Keir Starmer’s announcement earlier this week that the UK government would increase defence spending to 2.5% of GDP by 2027 – with a long-term goal of raising it to 3% of GDP by the next Parliament – took many by surprise. Not because of the commitment itself, which had been anticipated, but because of the speed at which the 2.5% target will be reached and how the government intends to fund it.
The move, funded by a reduction in the foreign aid budget from 0.5% to 0.3% of GDP, appears to be a calculated effort to strengthen Starmer’s position ahead of his trip to Washington on 27th February. While there, he will attempt to persuade Donald Trump to maintain military support for Ukraine and provide security guarantees in any negotiated peace.
This follows a fundamental shift in global security dynamics. Trump’s decision to exclude Ukraine from peace talks and pursue direct negotiations with Russia has upended European security policy. It has forced European leaders to confront an uncomfortable reality: the US may no longer be a reliable partner.
Like many of his European counterparts, Starmer is responding to this new reality by ramping up defence spending. However, relying on cuts to overseas aid to fund this increase in the short term only delays the inevitable. If the government is serious about delivering on its commitments – especially its long-term goal of spending 3% of GDP on defence – it will have to raise taxes.
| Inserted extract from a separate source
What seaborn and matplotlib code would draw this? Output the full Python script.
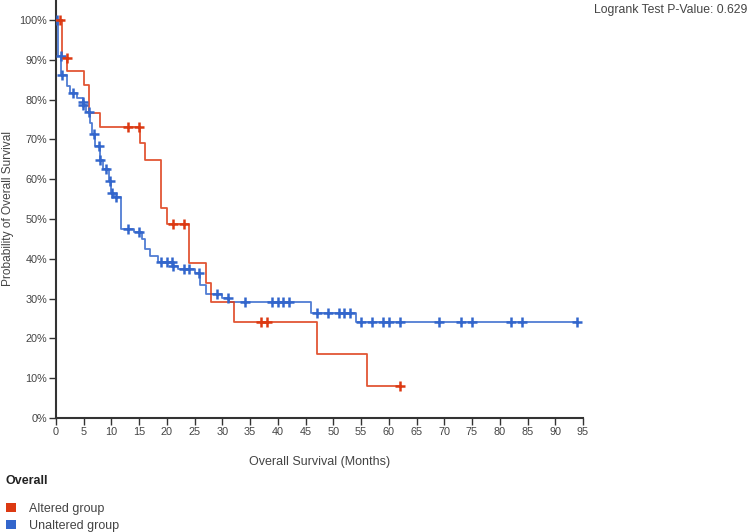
import numpy as np
import pandas as pd
import matplotlib
matplotlib.use("Agg")
import matplotlib.pyplot as plt
import seaborn as sns
from matplotlib.patches import Patch

# step events: time (months) and survival (%) just after the drop
altered_event_t = [1, 2, 5, 6, 8, 15.2, 16, 19, 20, 24, 27, 28, 32, 47, 56]
altered_event_s = [90.5, 87.2, 83.7, 76.7, 73.1, 69.1, 64.9, 52.7, 48.7, 38.9, 34.0, 29.1, 24.2, 16.1, 8.1]
altered_censor_t = [0.7, 1.9, 13, 15, 21, 23, 37, 38, 62]

unaltered_event_t = [0.3, 0.95, 2.0, 2.6, 3.8, 4.8, 4.9, 5.4, 6.1, 6.4, 7.1, 7.9, 8.5, 9.5, 9.95,
                     10.5, 11.7, 14, 15.5, 16, 17, 18.3, 21, 22, 25, 26, 27, 30, 31.2, 46, 54]
unaltered_event_s = [91.0, 86.2, 83.3, 81.7, 80.3, 79.3, 78.6, 76.8, 74.0, 71.4, 68.3, 64.8, 62.6, 59.5, 56.5,
                     55.6, 47.5, 46.6, 44.9, 42.4, 40.7, 39.1, 38.1, 37.4, 36.4, 33.4, 31.2, 30.2, 29.1, 26.4, 24.1]
unaltered_censor_t = [0.1, 0.85, 1.0, 3.1, 4.85, 4.95, 5.9, 6.9, 7.8, 8.0, 9.0, 9.8, 10.05, 10.9, 12.9, 15,
                      19, 20, 20.9, 21.1, 23, 24, 25.8, 29, 31, 34, 39, 40, 41, 42, 47, 49, 51, 52, 53,
                      55, 57, 59, 60, 62, 69, 73, 75, 82, 84, 94]

groups = ["Altered group", "Unaltered group"]
colors = {"Altered group": "#dc3912", "Unaltered group": "#3366cc"}
p_value = 0.629


def curve(event_t, event_s, censor_t):
    t = np.array([0] + event_t + [max(censor_t)], dtype=float)
    s = np.array([100] + event_s + [event_s[-1]], dtype=float)
    return t, s


def level_at(t, s, x):
    idx = np.searchsorted(t, x, side="right") - 1
    return s[idx]


lines = []
marks = []
for name, ev_t, ev_s, c_t in [
    ("Altered group", altered_event_t, altered_event_s, altered_censor_t),
    ("Unaltered group", unaltered_event_t, unaltered_event_s, unaltered_censor_t),
]:
    t, s = curve(ev_t, ev_s, c_t)
    lines.append(pd.DataFrame({"time": t, "surv": s, "group": name}))
    ct = np.array(c_t, dtype=float)
    marks.append(pd.DataFrame({"time": ct, "surv": level_at(t, s, ct), "group": name}))
lines = pd.concat(lines, ignore_index=True)
marks = pd.concat(marks, ignore_index=True)

sns.set_style("white")
plt.rcParams["font.family"] = ["Liberation Sans", "DejaVu Sans"]

fig = plt.figure(figsize=(7.5, 5.32), dpi=100)
ax = fig.add_axes([0.0747, 0.2143, 0.7026, 0.7857])

# unaltered first so the red curve sits on top
order = ["Unaltered group", "Altered group"]
for g in order:
    sns.lineplot(data=lines[lines.group == g], x="time", y="surv", color=colors[g],
                 drawstyle="steps-post", estimator=None, sort=False, linewidth=1.3,
                 alpha=0.85, legend=False, ax=ax)
for g in order:
    sns.scatterplot(data=marks[marks.group == g], x="time", y="surv", color=colors[g],
                    marker="+", s=45, linewidth=1.8, legend=False, ax=ax, zorder=5)

ax.set_xlim(0, 95)
ax.set_ylim(0, 105)
ax.set_xticks(np.arange(0, 96, 5))
ax.set_yticks(np.arange(0, 101, 10))
ax.set_yticklabels([f"{v}%" for v in range(0, 101, 10)])
ax.tick_params(axis="both", direction="out", length=5, width=1, colors="#333333",
               labelsize=7.8, labelcolor="#444444", left=True, bottom=True, pad=1.5)
for side in ["top", "right"]:
    ax.spines[side].set_visible(False)
for side in ["left", "bottom"]:
    ax.spines[side].set_color("#333333")
    ax.spines[side].set_linewidth(1.5)

ax.set_xlabel("Overall Survival (Months)", fontsize=9, color="#444444", labelpad=14)
ax.set_ylabel("Probability of Overall Survival", fontsize=8.6, color="#444444")
ax.yaxis.label.set_va("center")
ax.yaxis.set_label_coords(-0.091, 0.5)

fig.text(0.997, 0.982, f"Logrank Test P-Value: {p_value}", ha="right", va="center",
         fontsize=8.8, color="#444444")
fig.text(0.007, 1 - 481 / 532, "Overall", ha="left", va="center", fontsize=9,
         fontweight="bold", color="#222222")
handles = [Patch(facecolor=colors[g], edgecolor="none") for g in groups]
fig.legend(handles, groups, loc="upper left", bbox_to_anchor=(-0.004, 1 - 494 / 532),
           frameon=False, fontsize=9, handlelength=0.8, handleheight=0.8,
           handletextpad=1.05, labelspacing=0.4, borderpad=0.2, labelcolor="#444444")

fig.savefig("out.png", dpi=100)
Despite what the Government will want, Tax Increases Look like the Only Long-Term Option
Increasing defence spending to 2.5% of GDP will result in a real-terms increase in the annual defence budget of approximately £6 billion per year by 2027. For now, the government has avoided the political headache of tax hikes by using foreign aid cuts to cover this cost. However, reaching the 3% target by the next Parliament – which many defence experts argue is necessary to meet current security challenges – would require significantly more funding, likely amounting to an additional £13 – £15 billion per year on top of the £6 billion already committed.
So, how will the government pay for it?
Across Europe, many governments are considering loosening fiscal rules to enable more borrowing, with the European Commission signalling a willingness to adjust its guidelines to accommodate higher defence spending.
But in the UK, such a shift is unlikely.
The Chancellor introduced the current fiscal rules in October and has since doubled down on their importance, calling them “paramount.” There is also cross-party consensus in Westminster that the rules are necessary. Reversing course now would not only be an embarrassing U-turn but could unsettle financial markets still cautious in the aftermath of the October budget.
Instead, the government could choose to implement further spending cuts, but they come with significant risks. Whitehall is already preparing for deep cost-saving measures ahead of the Spring Statement, with unprotected departments asked to model cuts between 2% and 11% over the next three years. Attempting to carve out additional savings from already-stretched budgets could severely undermine the government’s wider policy commitments – particularly in areas like healthcare, education, and policing, where the public expects investment, not retrenchment.
That leaves taxation as the only viable path forward.
The government, for now at least, has remained committed to its manifesto pledge that it will not increase taxes for working people. However, the current geopolitical situation could provide the political cover necessary for the government to roll back on this promise.
Some reports suggest the government is already considering extending the freeze on income tax thresholds and allowances beyond 2028, a measure previously avoided in October. However, the Institute for Fiscal Studies estimates that such a move would generate only £3.5–£4 billion per year – far short of the £13-£15 billion needed to meet the 3% target. If the government is serious about funding long-term increases in defence spending, it will need to go further.
The most straightforward and sustainable option is to raise income tax on higher earners or adjust National Insurance Contributions (NICs). Increasing the top rate of income tax would not only provide the necessary revenue but would also distribute the burden in a way that is progressive and avoids harming the lowest earners.
Regardless of which path the government chooses, it must act quickly. The commitment to spend 2.5% of GDP on defence by 2027 is a welcome first step, but the geopolitical reality is shifting by the day, and clinging to the status quo is no longer an option.
One small solace for Starmer is that he may have more room for manoeuvre than he realises. Political promises, even ones on taxation, are often tested by events, and in times of crisis, electorates can be surprisingly forgiving. If the government frames tax increases as essential for national security, it may find the political fallout less severe than expected.
Ultimately, the world is changing, and the government must change with it. Increasing taxes will be politically difficult, particularly in the short term, but the alternative would be far costlier in the long run.